(Data entries)
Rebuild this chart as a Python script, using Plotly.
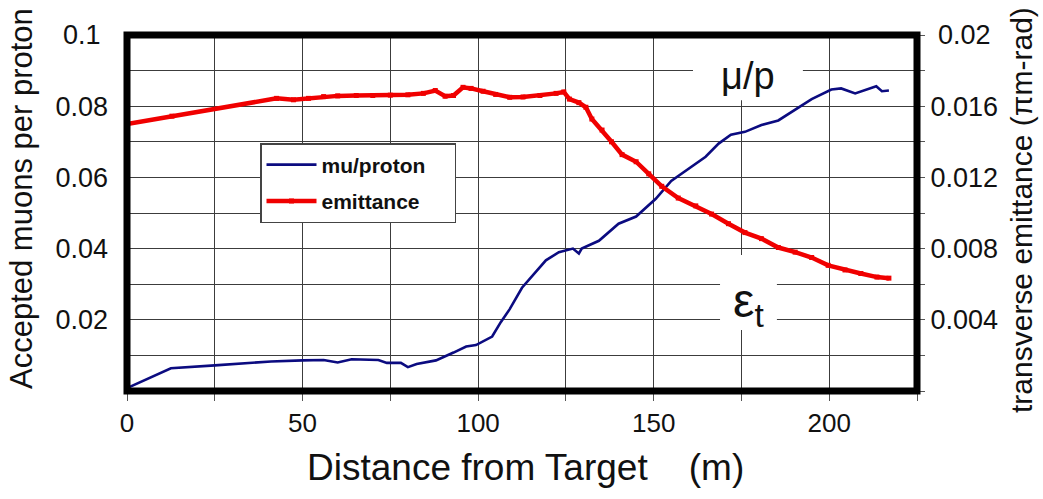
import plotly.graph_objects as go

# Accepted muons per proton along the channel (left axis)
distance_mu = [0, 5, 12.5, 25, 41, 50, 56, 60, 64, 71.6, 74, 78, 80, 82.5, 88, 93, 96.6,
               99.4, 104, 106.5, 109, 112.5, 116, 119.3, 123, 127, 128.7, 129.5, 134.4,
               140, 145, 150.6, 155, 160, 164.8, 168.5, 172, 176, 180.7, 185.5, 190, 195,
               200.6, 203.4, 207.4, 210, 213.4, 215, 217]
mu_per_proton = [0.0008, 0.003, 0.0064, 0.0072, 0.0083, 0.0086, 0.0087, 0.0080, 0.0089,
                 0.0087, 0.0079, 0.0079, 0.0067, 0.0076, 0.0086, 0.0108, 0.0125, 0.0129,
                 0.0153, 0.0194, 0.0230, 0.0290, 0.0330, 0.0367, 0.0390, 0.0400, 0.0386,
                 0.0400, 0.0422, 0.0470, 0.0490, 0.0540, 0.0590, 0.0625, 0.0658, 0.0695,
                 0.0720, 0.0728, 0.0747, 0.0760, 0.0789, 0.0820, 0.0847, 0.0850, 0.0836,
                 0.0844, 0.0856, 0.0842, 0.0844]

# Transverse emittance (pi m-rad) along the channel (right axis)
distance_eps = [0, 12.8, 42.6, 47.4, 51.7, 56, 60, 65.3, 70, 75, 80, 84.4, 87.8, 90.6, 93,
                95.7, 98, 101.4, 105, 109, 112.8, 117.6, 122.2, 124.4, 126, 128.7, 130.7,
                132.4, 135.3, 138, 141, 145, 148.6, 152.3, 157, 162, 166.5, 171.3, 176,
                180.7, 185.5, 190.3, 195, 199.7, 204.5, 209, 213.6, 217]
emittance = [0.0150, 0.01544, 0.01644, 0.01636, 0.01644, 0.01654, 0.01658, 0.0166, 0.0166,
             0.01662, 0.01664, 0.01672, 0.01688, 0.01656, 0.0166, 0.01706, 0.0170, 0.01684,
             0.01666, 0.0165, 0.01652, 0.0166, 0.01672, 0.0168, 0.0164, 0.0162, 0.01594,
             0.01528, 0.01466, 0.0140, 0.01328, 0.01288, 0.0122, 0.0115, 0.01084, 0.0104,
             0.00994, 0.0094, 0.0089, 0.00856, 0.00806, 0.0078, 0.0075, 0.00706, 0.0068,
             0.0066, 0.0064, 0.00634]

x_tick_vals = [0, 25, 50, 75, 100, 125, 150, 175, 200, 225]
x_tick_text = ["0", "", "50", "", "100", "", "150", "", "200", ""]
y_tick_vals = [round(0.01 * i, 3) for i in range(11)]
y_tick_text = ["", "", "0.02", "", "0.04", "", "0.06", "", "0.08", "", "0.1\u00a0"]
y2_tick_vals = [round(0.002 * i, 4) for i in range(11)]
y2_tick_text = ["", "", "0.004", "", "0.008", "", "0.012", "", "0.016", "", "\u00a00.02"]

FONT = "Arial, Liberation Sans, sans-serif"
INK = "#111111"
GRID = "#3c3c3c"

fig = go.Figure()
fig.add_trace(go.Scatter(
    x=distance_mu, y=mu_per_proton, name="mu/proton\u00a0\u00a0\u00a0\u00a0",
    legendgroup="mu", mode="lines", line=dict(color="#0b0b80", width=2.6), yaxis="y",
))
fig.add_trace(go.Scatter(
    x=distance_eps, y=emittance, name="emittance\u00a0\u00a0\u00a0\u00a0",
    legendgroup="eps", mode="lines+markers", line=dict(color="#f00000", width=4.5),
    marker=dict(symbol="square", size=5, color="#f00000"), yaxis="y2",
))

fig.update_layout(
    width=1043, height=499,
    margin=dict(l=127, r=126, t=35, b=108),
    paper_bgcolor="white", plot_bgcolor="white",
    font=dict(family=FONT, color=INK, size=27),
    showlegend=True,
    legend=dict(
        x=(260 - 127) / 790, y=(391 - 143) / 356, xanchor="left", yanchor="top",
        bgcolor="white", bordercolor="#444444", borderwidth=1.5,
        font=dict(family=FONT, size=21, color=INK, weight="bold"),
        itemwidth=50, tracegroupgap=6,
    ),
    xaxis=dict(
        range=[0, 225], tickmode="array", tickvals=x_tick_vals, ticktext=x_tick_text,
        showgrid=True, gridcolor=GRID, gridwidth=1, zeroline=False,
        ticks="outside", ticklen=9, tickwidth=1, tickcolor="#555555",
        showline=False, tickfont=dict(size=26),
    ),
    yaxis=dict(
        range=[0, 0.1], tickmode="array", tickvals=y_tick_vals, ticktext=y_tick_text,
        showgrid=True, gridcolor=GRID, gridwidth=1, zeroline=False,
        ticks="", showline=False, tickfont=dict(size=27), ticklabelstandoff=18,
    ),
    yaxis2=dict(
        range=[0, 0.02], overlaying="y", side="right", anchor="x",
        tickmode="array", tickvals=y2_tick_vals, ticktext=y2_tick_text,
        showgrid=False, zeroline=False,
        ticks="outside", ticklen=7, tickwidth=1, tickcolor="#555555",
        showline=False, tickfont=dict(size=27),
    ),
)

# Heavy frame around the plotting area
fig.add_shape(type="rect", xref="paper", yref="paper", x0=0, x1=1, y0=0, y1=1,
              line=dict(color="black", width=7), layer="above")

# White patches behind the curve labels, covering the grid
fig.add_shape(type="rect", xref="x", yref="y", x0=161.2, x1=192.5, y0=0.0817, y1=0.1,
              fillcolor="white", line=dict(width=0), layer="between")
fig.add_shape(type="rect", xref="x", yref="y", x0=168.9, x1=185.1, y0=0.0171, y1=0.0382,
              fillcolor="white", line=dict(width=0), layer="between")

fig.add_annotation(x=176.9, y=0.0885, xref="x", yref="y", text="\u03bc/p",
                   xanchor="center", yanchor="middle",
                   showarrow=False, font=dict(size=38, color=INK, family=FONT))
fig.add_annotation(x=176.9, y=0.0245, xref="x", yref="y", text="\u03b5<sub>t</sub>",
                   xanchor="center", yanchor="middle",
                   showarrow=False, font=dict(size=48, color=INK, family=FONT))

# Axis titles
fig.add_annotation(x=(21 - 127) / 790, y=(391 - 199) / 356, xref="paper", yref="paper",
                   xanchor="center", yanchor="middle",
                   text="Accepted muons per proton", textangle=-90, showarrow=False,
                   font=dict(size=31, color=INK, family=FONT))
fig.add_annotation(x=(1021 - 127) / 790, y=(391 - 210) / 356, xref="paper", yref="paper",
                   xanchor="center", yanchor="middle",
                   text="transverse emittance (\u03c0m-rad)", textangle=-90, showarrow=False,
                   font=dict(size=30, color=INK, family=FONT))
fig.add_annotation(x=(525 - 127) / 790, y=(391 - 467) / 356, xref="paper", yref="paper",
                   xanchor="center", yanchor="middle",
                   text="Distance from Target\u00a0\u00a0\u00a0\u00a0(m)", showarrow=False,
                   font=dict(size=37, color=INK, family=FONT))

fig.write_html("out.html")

--

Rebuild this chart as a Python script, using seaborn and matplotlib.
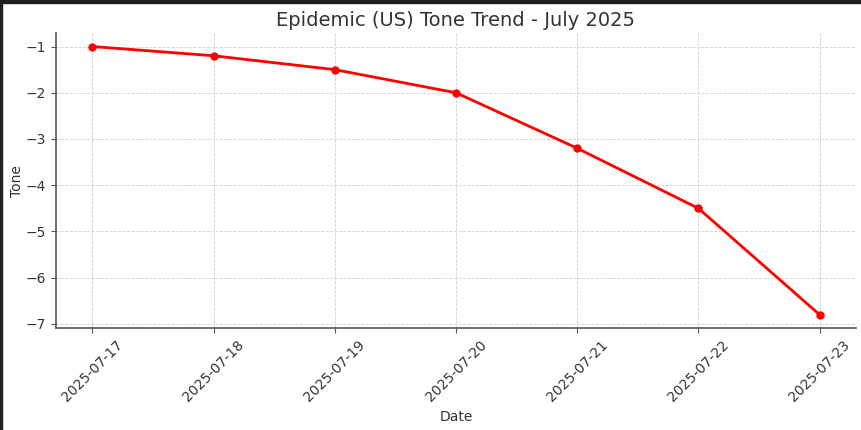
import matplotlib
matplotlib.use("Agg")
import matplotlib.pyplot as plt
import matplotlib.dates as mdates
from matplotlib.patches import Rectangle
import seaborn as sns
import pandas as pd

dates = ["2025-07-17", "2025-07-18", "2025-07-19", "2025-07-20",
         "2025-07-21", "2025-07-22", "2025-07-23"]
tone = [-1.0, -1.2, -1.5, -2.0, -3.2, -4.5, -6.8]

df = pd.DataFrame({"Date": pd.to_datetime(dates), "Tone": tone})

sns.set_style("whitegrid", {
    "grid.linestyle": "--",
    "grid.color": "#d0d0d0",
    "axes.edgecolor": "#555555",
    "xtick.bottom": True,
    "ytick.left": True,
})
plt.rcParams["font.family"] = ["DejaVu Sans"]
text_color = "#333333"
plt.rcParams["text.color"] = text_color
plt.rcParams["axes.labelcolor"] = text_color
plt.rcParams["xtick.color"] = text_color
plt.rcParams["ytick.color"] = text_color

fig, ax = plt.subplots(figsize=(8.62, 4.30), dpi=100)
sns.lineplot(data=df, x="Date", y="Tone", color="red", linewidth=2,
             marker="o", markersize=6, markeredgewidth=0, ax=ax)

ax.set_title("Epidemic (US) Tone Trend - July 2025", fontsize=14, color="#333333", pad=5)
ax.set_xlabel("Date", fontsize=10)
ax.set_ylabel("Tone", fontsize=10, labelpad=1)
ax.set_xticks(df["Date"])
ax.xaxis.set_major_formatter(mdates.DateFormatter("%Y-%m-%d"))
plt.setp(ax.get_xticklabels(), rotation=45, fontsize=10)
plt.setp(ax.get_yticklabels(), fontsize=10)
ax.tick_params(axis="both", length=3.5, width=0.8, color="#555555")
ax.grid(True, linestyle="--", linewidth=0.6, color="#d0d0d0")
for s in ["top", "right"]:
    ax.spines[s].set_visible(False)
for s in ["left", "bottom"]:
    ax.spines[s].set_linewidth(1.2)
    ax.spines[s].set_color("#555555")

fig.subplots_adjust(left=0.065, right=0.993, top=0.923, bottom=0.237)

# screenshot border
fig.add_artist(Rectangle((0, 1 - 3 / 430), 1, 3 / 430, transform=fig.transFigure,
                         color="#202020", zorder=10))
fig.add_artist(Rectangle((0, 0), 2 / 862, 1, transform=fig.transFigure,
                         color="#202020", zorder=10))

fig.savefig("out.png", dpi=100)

* * *

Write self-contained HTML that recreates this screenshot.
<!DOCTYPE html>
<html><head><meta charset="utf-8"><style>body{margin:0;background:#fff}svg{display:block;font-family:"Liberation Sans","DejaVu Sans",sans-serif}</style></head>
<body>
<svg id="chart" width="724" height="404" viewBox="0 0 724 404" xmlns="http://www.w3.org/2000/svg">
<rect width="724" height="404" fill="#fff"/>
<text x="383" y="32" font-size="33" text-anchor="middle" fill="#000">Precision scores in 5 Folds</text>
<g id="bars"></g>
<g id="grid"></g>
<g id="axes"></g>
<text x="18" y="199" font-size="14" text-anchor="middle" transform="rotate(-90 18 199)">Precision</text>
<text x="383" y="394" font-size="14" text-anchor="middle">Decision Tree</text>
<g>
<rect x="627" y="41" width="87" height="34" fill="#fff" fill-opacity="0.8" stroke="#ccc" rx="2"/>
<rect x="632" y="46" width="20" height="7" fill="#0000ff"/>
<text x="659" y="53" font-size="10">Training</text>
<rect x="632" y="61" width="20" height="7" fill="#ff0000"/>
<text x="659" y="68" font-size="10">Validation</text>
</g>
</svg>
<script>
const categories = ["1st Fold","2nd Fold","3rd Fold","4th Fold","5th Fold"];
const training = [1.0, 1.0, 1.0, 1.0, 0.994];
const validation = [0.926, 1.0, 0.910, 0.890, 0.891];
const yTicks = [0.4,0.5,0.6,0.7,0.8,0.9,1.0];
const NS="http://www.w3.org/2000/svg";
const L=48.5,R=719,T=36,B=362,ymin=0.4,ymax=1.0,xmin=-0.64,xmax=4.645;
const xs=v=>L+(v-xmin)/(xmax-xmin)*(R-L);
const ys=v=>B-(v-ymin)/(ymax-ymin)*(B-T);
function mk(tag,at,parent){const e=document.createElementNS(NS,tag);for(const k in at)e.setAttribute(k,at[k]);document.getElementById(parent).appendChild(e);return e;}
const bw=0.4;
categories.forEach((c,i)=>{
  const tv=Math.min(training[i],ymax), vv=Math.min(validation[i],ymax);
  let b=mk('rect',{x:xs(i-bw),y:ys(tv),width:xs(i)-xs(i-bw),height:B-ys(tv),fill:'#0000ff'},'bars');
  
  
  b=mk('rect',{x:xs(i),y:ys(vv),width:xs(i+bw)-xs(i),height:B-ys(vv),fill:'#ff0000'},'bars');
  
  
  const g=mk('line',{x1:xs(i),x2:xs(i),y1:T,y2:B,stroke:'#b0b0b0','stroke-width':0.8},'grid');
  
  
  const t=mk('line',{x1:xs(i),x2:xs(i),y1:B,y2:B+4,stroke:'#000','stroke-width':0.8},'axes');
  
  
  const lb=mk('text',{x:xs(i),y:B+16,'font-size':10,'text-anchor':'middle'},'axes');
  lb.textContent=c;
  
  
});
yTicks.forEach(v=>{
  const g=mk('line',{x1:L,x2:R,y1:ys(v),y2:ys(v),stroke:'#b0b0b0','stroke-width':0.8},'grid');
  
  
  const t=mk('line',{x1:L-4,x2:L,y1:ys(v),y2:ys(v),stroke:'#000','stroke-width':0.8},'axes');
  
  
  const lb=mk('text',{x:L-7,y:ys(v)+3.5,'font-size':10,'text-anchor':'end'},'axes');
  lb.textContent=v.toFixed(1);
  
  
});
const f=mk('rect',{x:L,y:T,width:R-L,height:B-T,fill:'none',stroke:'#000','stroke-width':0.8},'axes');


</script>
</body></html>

**WHAT NEEDS TO BE DONE:**
Copy each line of the records above that carries the word "this".

**TASK OUTPUT:**
Rebuild this chart as a Python script, using Plotly.
Rebuild this chart as a Python script, using seaborn and matplotlib.
Write self-contained HTML that recreates this screenshot.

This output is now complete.